Stated goal:
Quote all lines below exactly. Images stay out.

Provided material:
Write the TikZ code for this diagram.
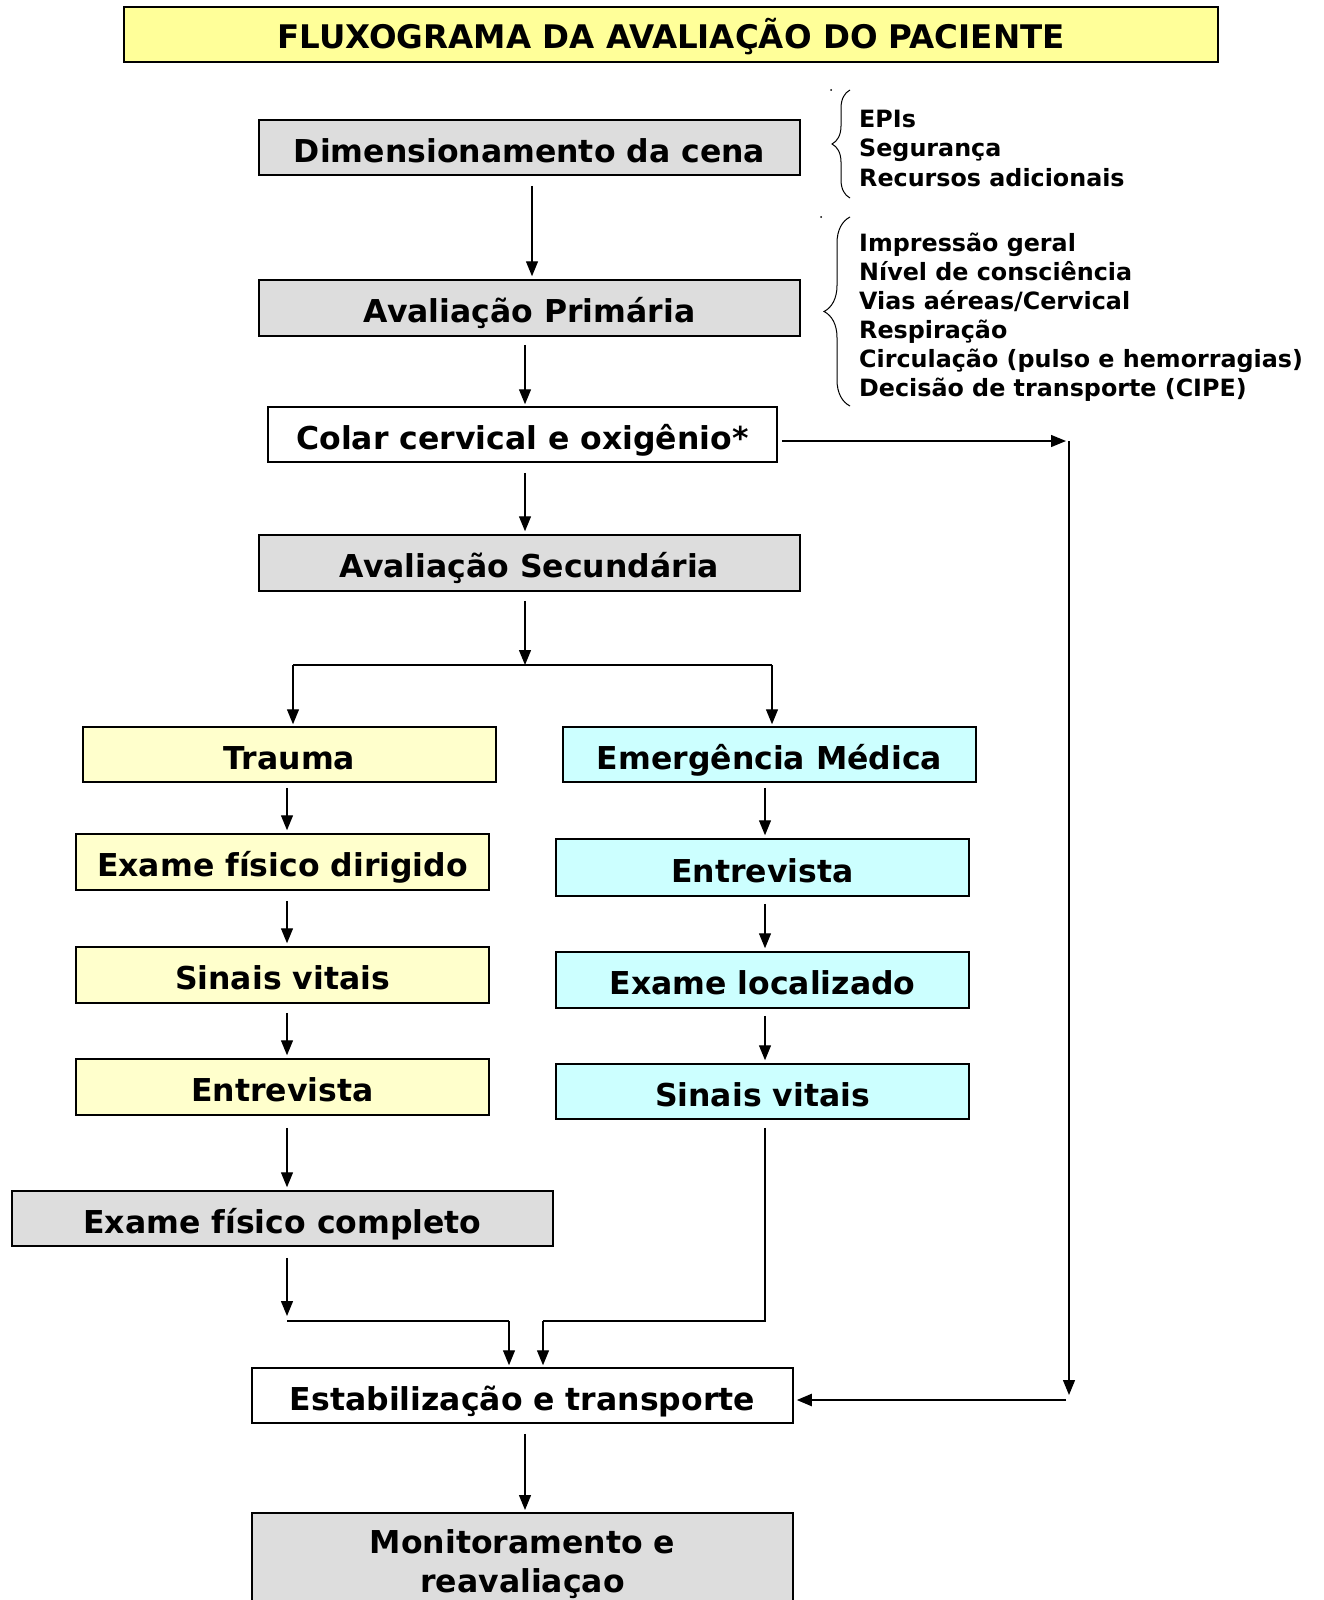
\documentclass[tikz,border=0pt]{standalone}
\usepackage{fontspec}
\setmainfont{DejaVu Sans}
\usetikzlibrary{arrows.meta,decorations.pathreplacing,calc}
\definecolor{titleY}{HTML}{FFFF99}
\definecolor{boxG}{HTML}{DDDDDD}
\definecolor{boxY}{HTML}{FFFFCC}
\definecolor{boxC}{HTML}{CCFFFF}
\tikzset{
  box/.style={draw=black, line width=1.5pt, inner sep=0pt, text height=30pt, text depth=1pt, font=\bfseries\fontsize{31.5}{36}\selectfont},
  wide/.style={box, minimum width=541pt, minimum height=55pt},
  col/.style={box, minimum width=413pt, minimum height=56pt},
  arr/.style={line width=1.3pt, -{Triangle[width=12pt,length=15pt]}},
  ln/.style={line width=1.3pt},
  lst/.style={anchor=base west, inner sep=0pt, font=\bfseries\fontsize{23.8}{28}\selectfont},
  brc/.style={line width=1pt, decorate, decoration={brace, amplitude=18pt}}
}
\begin{document}
\begin{tikzpicture}[x=1pt,y=-1pt]
\clip (0,0) rectangle (1324,1600);
\fill[white] (0,0) rectangle (1324,1600);
% title
\node[box, fill=titleY, minimum width=1094pt, minimum height=55pt, font=\bfseries\fontsize{32.5}{36}\selectfont] (title) at (671,34.5) {FLUXOGRAMA DA AVALIAÇÃO DO PACIENTE};
% main column
\node[wide, fill=boxG] (dim) at (529.5,147.5) {Dimensionamento da cena};
\node[wide, fill=boxG, minimum height=56pt] (prim) at (529.5,308) {Avaliação Primária};
\node[box, fill=white, minimum width=509pt, minimum height=55pt] (colar) at (522.5,434.5) {Colar cervical e oxigênio*};
\node[wide, fill=boxG, minimum height=56pt] (sec) at (529.5,563) {Avaliação Secundária};
% trauma column
\node[col, fill=boxY, minimum height=55pt] (trauma) at (289.5,754.5) {Trauma};
\node[col, fill=boxY] (efd) at (282.5,862) {Exame físico dirigido};
\node[col, fill=boxY] (svl) at (282.5,975) {Sinais vitais};
\node[col, fill=boxY] (entl) at (282.5,1087) {Entrevista};
\node[wide, fill=boxG] (efc) at (282.5,1218.5) {Exame físico completo};
% medical column
\node[col, fill=boxC, minimum height=55pt] (em) at (769.5,754.5) {Emergência Médica};
\node[col, fill=boxC, minimum height=57pt] (entr) at (762.5,867.5) {Entrevista};
\node[col, fill=boxC] (el) at (762.5,980) {Exame localizado};
\node[col, fill=boxC, minimum height=55pt] (svr) at (762.5,1091.5) {Sinais vitais};
% bottom
\node[wide, fill=white] (estab) at (522.5,1395.5) {Estabilização e transporte};
\node[wide, fill=boxG, minimum height=110pt, anchor=north] (mon) at (522.5,1512) {};
\node[inner sep=0pt, anchor=base, font=\bfseries\fontsize{31.5}{36}\selectfont] (mon1) at (522.5,1553) {Monitoramento e};
\node[inner sep=0pt, anchor=base, font=\bfseries\fontsize{31.5}{36}\selectfont] (mon2) at (522.5,1592) {reavaliaçao};
% lists
\node[lst] (a1) at (859,128) {EPIs};
\node[lst] (a2) at (859,157) {Segurança};
\node[lst] (a3) at (859,186) {Recursos adicionais};
\node[lst] (b1) at (859,251) {Impressão geral};
\node[lst] (b2) at (859,280) {Nível de consciência};
\node[lst] (b3) at (859,309) {Vias aéreas/Cervical};
\node[lst] (b4) at (859,338) {Respiração};
\node[lst] (b5) at (859,367) {Circulação (pulso e hemorragias)};
\node[lst] (b6) at (859,396) {Decisão de transporte (CIPE)};
% braces
\coordinate (br1b) at (850,198);
\coordinate (br1t) at (850,90);
\coordinate (br2b) at (850,406);
\coordinate (br2t) at (850,217);
\draw[brc] (br1b) -- (br1t);
\draw[brc, decoration={brace, amplitude=26pt}] (br2b) -- (br2t);
\fill (831,90) circle (1pt);
\fill (821,217) circle (1pt);
% main arrows
\coordinate (s1) at ($(dim.south)+(2.5,10)$);
\draw[arr, shorten >=3pt] (s1) -- (s1 |- prim.north);
\coordinate (s2) at ($(prim.south)+(-4.5,8)$);
\draw[arr, shorten >=2pt] (s2) -- (s2 |- colar.north);
\coordinate (s3) at ($(colar.south)+(2.5,10)$);
\draw[arr, shorten >=3pt] (s3) -- (s3 |- sec.north);
\coordinate (split) at (525,665);
\coordinate (s4) at ($(sec.south)+(-4.5,9)$);
\draw[arr] (s4) -- (split);
\coordinate (splitL) at (293,665);
\coordinate (splitR) at (772,665);
\draw[ln] (splitL) -- (splitR);
\draw[arr, shorten >=2pt] (splitL) -- (splitL |- trauma.north);
\draw[arr, shorten >=2pt] (splitR) -- (splitR |- em.north);
% trauma arrows
\coordinate (t1) at ($(trauma.south)+(-2.5,5)$);
\draw[arr, shorten >=3pt] (t1) -- (t1 |- efd.north);
\coordinate (t2) at ($(efd.south)+(4.5,10)$);
\draw[arr, shorten >=3pt] (t2) -- (t2 |- svl.north);
\coordinate (t3) at ($(svl.south)+(4.5,9)$);
\draw[arr, shorten >=3pt] (t3) -- (t3 |- entl.north);
\coordinate (t4) at ($(entl.south)+(4.5,12)$);
\draw[arr, shorten >=3pt] (t4) -- (t4 |- efc.north);
\coordinate (t5) at ($(efc.south)+(4.5,11)$);
\coordinate (mL) at (287,1316);
\coordinate (mL2) at (287,1321);
\coordinate (mLc) at (509,1321);
\draw[arr] (t5) -- (mL);
\draw[ln] (mL2) -- (mLc);
\draw[arr, shorten >=2pt] (mLc) -- (mLc |- estab.north);
% medical arrows
\coordinate (m1) at ($(em.south)+(-4.5,5)$);
\draw[arr, shorten >=3pt] (m1) -- (m1 |- entr.north);
\coordinate (m2) at ($(entr.south)+(2.5,7)$);
\draw[arr, shorten >=3pt] (m2) -- (m2 |- el.north);
\coordinate (m3) at ($(el.south)+(2.5,7)$);
\draw[arr, shorten >=3pt] (m3) -- (m3 |- svr.north);
\coordinate (m4) at ($(svr.south)+(2.5,8)$);
\coordinate (mR) at (765,1321);
\coordinate (mRc) at (543,1321);
\draw[ln] (m4) -- (mR) -- (mRc);
\draw[arr, shorten >=2pt] (mRc) -- (mRc |- estab.north);
% right loop
\coordinate (lpA) at (1066,441);
\coordinate (lpT) at (1069,441);
\coordinate (lpB) at (1069,1395);
\coordinate (lpC) at (1066,1400);
\draw[arr] ([xshift=4pt]colar.east |- lpA) -- (lpA);
\draw[arr] (lpT) -- (lpB);
\draw[line width=2.2pt, -{Triangle[width=12pt,length=15pt]}] (lpC) -- ([xshift=3pt]estab.east |- lpC);
% bottom
\coordinate (e1) at ($(estab.south)+(2.5,10)$);
\draw[arr, shorten >=2pt] (e1) -- (e1 |- mon.north);
\end{tikzpicture}
\end{document}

Expected answer:
Write the TikZ code for this diagram.
\documentclass[tikz,border=0pt]{standalone}
\usepackage{fontspec}
\setmainfont{DejaVu Sans}
\usetikzlibrary{arrows.meta,decorations.pathreplacing,calc}
\definecolor{titleY}{HTML}{FFFF99}
\definecolor{boxG}{HTML}{DDDDDD}
\definecolor{boxY}{HTML}{FFFFCC}
\definecolor{boxC}{HTML}{CCFFFF}
\tikzset{
  box/.style={draw=black, line width=1.5pt, inner sep=0pt, text height=30pt, text depth=1pt, font=\bfseries\fontsize{31.5}{36}\selectfont},
  wide/.style={box, minimum width=541pt, minimum height=55pt},
  col/.style={box, minimum width=413pt, minimum height=56pt},
  arr/.style={line width=1.3pt, -{Triangle[width=12pt,length=15pt]}},
  ln/.style={line width=1.3pt},
  lst/.style={anchor=base west, inner sep=0pt, font=\bfseries\fontsize{23.8}{28}\selectfont},
  brc/.style={line width=1pt, decorate, decoration={brace, amplitude=18pt}}
}
\begin{document}
\begin{tikzpicture}[x=1pt,y=-1pt]
\clip (0,0) rectangle (1324,1600);
\fill[white] (0,0) rectangle (1324,1600);
% title
\node[box, fill=titleY, minimum width=1094pt, minimum height=55pt, font=\bfseries\fontsize{32.5}{36}\selectfont] (title) at (671,34.5) {FLUXOGRAMA DA AVALIAÇÃO DO PACIENTE};
% main column
\node[wide, fill=boxG] (dim) at (529.5,147.5) {Dimensionamento da cena};
\node[wide, fill=boxG, minimum height=56pt] (prim) at (529.5,308) {Avaliação Primária};
\node[box, fill=white, minimum width=509pt, minimum height=55pt] (colar) at (522.5,434.5) {Colar cervical e oxigênio*};
\node[wide, fill=boxG, minimum height=56pt] (sec) at (529.5,563) {Avaliação Secundária};
% trauma column
\node[col, fill=boxY, minimum height=55pt] (trauma) at (289.5,754.5) {Trauma};
\node[col, fill=boxY] (efd) at (282.5,862) {Exame físico dirigido};
\node[col, fill=boxY] (svl) at (282.5,975) {Sinais vitais};
\node[col, fill=boxY] (entl) at (282.5,1087) {Entrevista};
\node[wide, fill=boxG] (efc) at (282.5,1218.5) {Exame físico completo};
% medical column
\node[col, fill=boxC, minimum height=55pt] (em) at (769.5,754.5) {Emergência Médica};
\node[col, fill=boxC, minimum height=57pt] (entr) at (762.5,867.5) {Entrevista};
\node[col, fill=boxC] (el) at (762.5,980) {Exame localizado};
\node[col, fill=boxC, minimum height=55pt] (svr) at (762.5,1091.5) {Sinais vitais};
% bottom
\node[wide, fill=white] (estab) at (522.5,1395.5) {Estabilização e transporte};
\node[wide, fill=boxG, minimum height=110pt, anchor=north] (mon) at (522.5,1512) {};
\node[inner sep=0pt, anchor=base, font=\bfseries\fontsize{31.5}{36}\selectfont] (mon1) at (522.5,1553) {Monitoramento e};
\node[inner sep=0pt, anchor=base, font=\bfseries\fontsize{31.5}{36}\selectfont] (mon2) at (522.5,1592) {reavaliaçao};
% lists
\node[lst] (a1) at (859,128) {EPIs};
\node[lst] (a2) at (859,157) {Segurança};
\node[lst] (a3) at (859,186) {Recursos adicionais};
\node[lst] (b1) at (859,251) {Impressão geral};
\node[lst] (b2) at (859,280) {Nível de consciência};
\node[lst] (b3) at (859,309) {Vias aéreas/Cervical};
\node[lst] (b4) at (859,338) {Respiração};
\node[lst] (b5) at (859,367) {Circulação (pulso e hemorragias)};
\node[lst] (b6) at (859,396) {Decisão de transporte (CIPE)};
% braces
\coordinate (br1b) at (850,198);
\coordinate (br1t) at (850,90);
\coordinate (br2b) at (850,406);
\coordinate (br2t) at (850,217);
\draw[brc] (br1b) -- (br1t);
\draw[brc, decoration={brace, amplitude=26pt}] (br2b) -- (br2t);
\fill (831,90) circle (1pt);
\fill (821,217) circle (1pt);
% main arrows
\coordinate (s1) at ($(dim.south)+(2.5,10)$);
\draw[arr, shorten >=3pt] (s1) -- (s1 |- prim.north);
\coordinate (s2) at ($(prim.south)+(-4.5,8)$);
\draw[arr, shorten >=2pt] (s2) -- (s2 |- colar.north);
\coordinate (s3) at ($(colar.south)+(2.5,10)$);
\draw[arr, shorten >=3pt] (s3) -- (s3 |- sec.north);
\coordinate (split) at (525,665);
\coordinate (s4) at ($(sec.south)+(-4.5,9)$);
\draw[arr] (s4) -- (split);
\coordinate (splitL) at (293,665);
\coordinate (splitR) at (772,665);
\draw[ln] (splitL) -- (splitR);
\draw[arr, shorten >=2pt] (splitL) -- (splitL |- trauma.north);
\draw[arr, shorten >=2pt] (splitR) -- (splitR |- em.north);
% trauma arrows
\coordinate (t1) at ($(trauma.south)+(-2.5,5)$);
\draw[arr, shorten >=3pt] (t1) -- (t1 |- efd.north);
\coordinate (t2) at ($(efd.south)+(4.5,10)$);
\draw[arr, shorten >=3pt] (t2) -- (t2 |- svl.north);
\coordinate (t3) at ($(svl.south)+(4.5,9)$);
\draw[arr, shorten >=3pt] (t3) -- (t3 |- entl.north);
\coordinate (t4) at ($(entl.south)+(4.5,12)$);
\draw[arr, shorten >=3pt] (t4) -- (t4 |- efc.north);
\coordinate (t5) at ($(efc.south)+(4.5,11)$);
\coordinate (mL) at (287,1316);
\coordinate (mL2) at (287,1321);
\coordinate (mLc) at (509,1321);
\draw[arr] (t5) -- (mL);
\draw[ln] (mL2) -- (mLc);
\draw[arr, shorten >=2pt] (mLc) -- (mLc |- estab.north);
% medical arrows
\coordinate (m1) at ($(em.south)+(-4.5,5)$);
\draw[arr, shorten >=3pt] (m1) -- (m1 |- entr.north);
\coordinate (m2) at ($(entr.south)+(2.5,7)$);
\draw[arr, shorten >=3pt] (m2) -- (m2 |- el.north);
\coordinate (m3) at ($(el.south)+(2.5,7)$);
\draw[arr, shorten >=3pt] (m3) -- (m3 |- svr.north);
\coordinate (m4) at ($(svr.south)+(2.5,8)$);
\coordinate (mR) at (765,1321);
\coordinate (mRc) at (543,1321);
\draw[ln] (m4) -- (mR) -- (mRc);
\draw[arr, shorten >=2pt] (mRc) -- (mRc |- estab.north);
% right loop
\coordinate (lpA) at (1066,441);
\coordinate (lpT) at (1069,441);
\coordinate (lpB) at (1069,1395);
\coordinate (lpC) at (1066,1400);
\draw[arr] ([xshift=4pt]colar.east |- lpA) -- (lpA);
\draw[arr] (lpT) -- (lpB);
\draw[line width=2.2pt, -{Triangle[width=12pt,length=15pt]}] (lpC) -- ([xshift=3pt]estab.east |- lpC);
% bottom
\coordinate (e1) at ($(estab.south)+(2.5,10)$);
\draw[arr, shorten >=2pt] (e1) -- (e1 |- mon.north);
\end{tikzpicture}
\end{document}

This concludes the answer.